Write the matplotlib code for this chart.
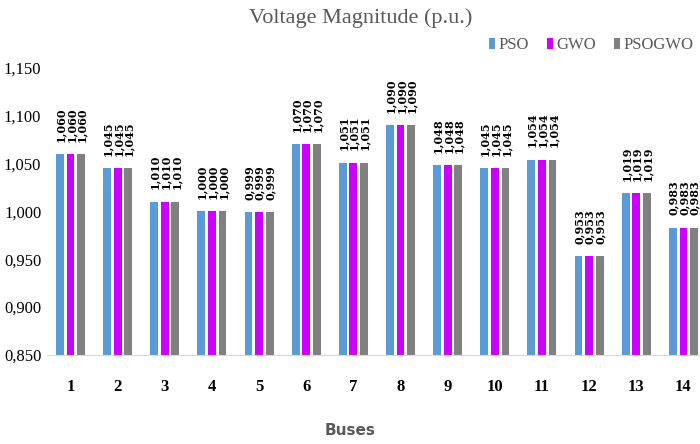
import numpy as np
import matplotlib.pyplot as plt

buses = [str(i) for i in range(1, 15)]
pso = [1.060, 1.045, 1.010, 1.000, 0.999, 1.070, 1.051, 1.090, 1.048, 1.045, 1.054, 0.953, 1.019, 0.983]
gwo = [1.060, 1.045, 1.010, 1.000, 0.999, 1.070, 1.051, 1.090, 1.048, 1.045, 1.054, 0.953, 1.019, 0.983]
psogwo = [1.060, 1.045, 1.010, 1.000, 0.999, 1.070, 1.051, 1.090, 1.048, 1.045, 1.054, 0.953, 1.019, 0.983]
series_names = ['PSO', 'GWO', 'PSOGWO']
colors = ['#5B9BD5', '#CC00FF', '#808080']
yticks = [0.85, 0.90, 0.95, 1.00, 1.05, 1.10, 1.15]

serif = 'Liberation Serif'

fig = plt.figure(figsize=(7, 4.44), dpi=100)
ax = fig.add_axes([0.067, 0.2005, 0.943, 0.6466])

index = np.arange(len(buses))
width = 0.165
step = 0.225
handles = []
for k, (vals, c) in enumerate(zip([pso, gwo, psogwo], colors)):
    xs = index + (k - 1) * step
    b = ax.bar(xs, np.array(vals) - 0.85, width, bottom=0.85, color=c)
    handles.append(b)
    # value labels, rotated, comma as decimal separator
    for x, v in zip(xs, vals):
        ax.annotate(f'{v:.3f}'.replace('.', ','), (x, v), xytext=(0.5, 9),
                    textcoords='offset points', rotation=90, ha='center', va='bottom',
                    fontsize=8, fontweight='bold', family='DejaVu Serif', color='black')

ax.set_xlim(-0.5, len(buses) - 0.5)
ax.set_ylim(0.85, 1.15)
ax.set_yticks(yticks)
ax.set_yticklabels([f'{t:.3f}'.replace('.', ',') for t in yticks], family=serif, fontsize=12)
ax.set_xticks(index)
ax.set_xticklabels(buses, family=serif, fontsize=12, fontweight='bold')
ax.tick_params(axis='both', length=0)
ax.tick_params(axis='x', pad=17)
ax.tick_params(axis='y', pad=4)
for s in ['top', 'right', 'left']:
    ax.spines[s].set_visible(False)
ax.spines['bottom'].set_color('#D9D9D9')

fig.text(0.515, 0.96, 'Voltage Magnitude (p.u.)', ha='center', va='center',
         family=serif, fontsize=16, color='#595959')
fig.text(0.5, 0.03, 'Buses', ha='center', va='center', family='DejaVu Sans',
         fontsize=11, fontweight='bold', color='#595959')

fig.legend(handles, series_names, loc='center right', bbox_to_anchor=(1.012, 0.898),
           ncol=3, frameon=False, handlelength=0.35, handleheight=0.7, handletextpad=0.2,
           columnspacing=1.1, prop={'family': serif, 'size': 12},
           labelcolor='#595959')

fig.savefig('out.png', dpi=100)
* * *
→ Direction:
Exactly reproduce the run of lines from the start of the listing through the line with "fontsize=8, fontweight='bold', family='DejaVu", inclusive; pictures are not copied.

→ Response:
Write the matplotlib code for this chart.
import numpy as np
import matplotlib.pyplot as plt

buses = [str(i) for i in range(1, 15)]
pso = [1.060, 1.045, 1.010, 1.000, 0.999, 1.070, 1.051, 1.090, 1.048, 1.045, 1.054, 0.953, 1.019, 0.983]
gwo = [1.060, 1.045, 1.010, 1.000, 0.999, 1.070, 1.051, 1.090, 1.048, 1.045, 1.054, 0.953, 1.019, 0.983]
psogwo = [1.060, 1.045, 1.010, 1.000, 0.999, 1.070, 1.051, 1.090, 1.048, 1.045, 1.054, 0.953, 1.019, 0.983]
series_names = ['PSO', 'GWO', 'PSOGWO']
colors = ['#5B9BD5', '#CC00FF', '#808080']
yticks = [0.85, 0.90, 0.95, 1.00, 1.05, 1.10, 1.15]

serif = 'Liberation Serif'

fig = plt.figure(figsize=(7, 4.44), dpi=100)
ax = fig.add_axes([0.067, 0.2005, 0.943, 0.6466])

index = np.arange(len(buses))
width = 0.165
step = 0.225
handles = []
for k, (vals, c) in enumerate(zip([pso, gwo, psogwo], colors)):
    xs = index + (k - 1) * step
    b = ax.bar(xs, np.array(vals) - 0.85, width, bottom=0.85, color=c)
    handles.append(b)
    # value labels, rotated, comma as decimal separator
    for x, v in zip(xs, vals):
        ax.annotate(f'{v:.3f}'.replace('.', ','), (x, v), xytext=(0.5, 9),
                    textcoords='offset points', rotation=90, ha='center', va='bottom',
                    fontsize=8, fontweight='bold', family='DejaVu Serif', color='black')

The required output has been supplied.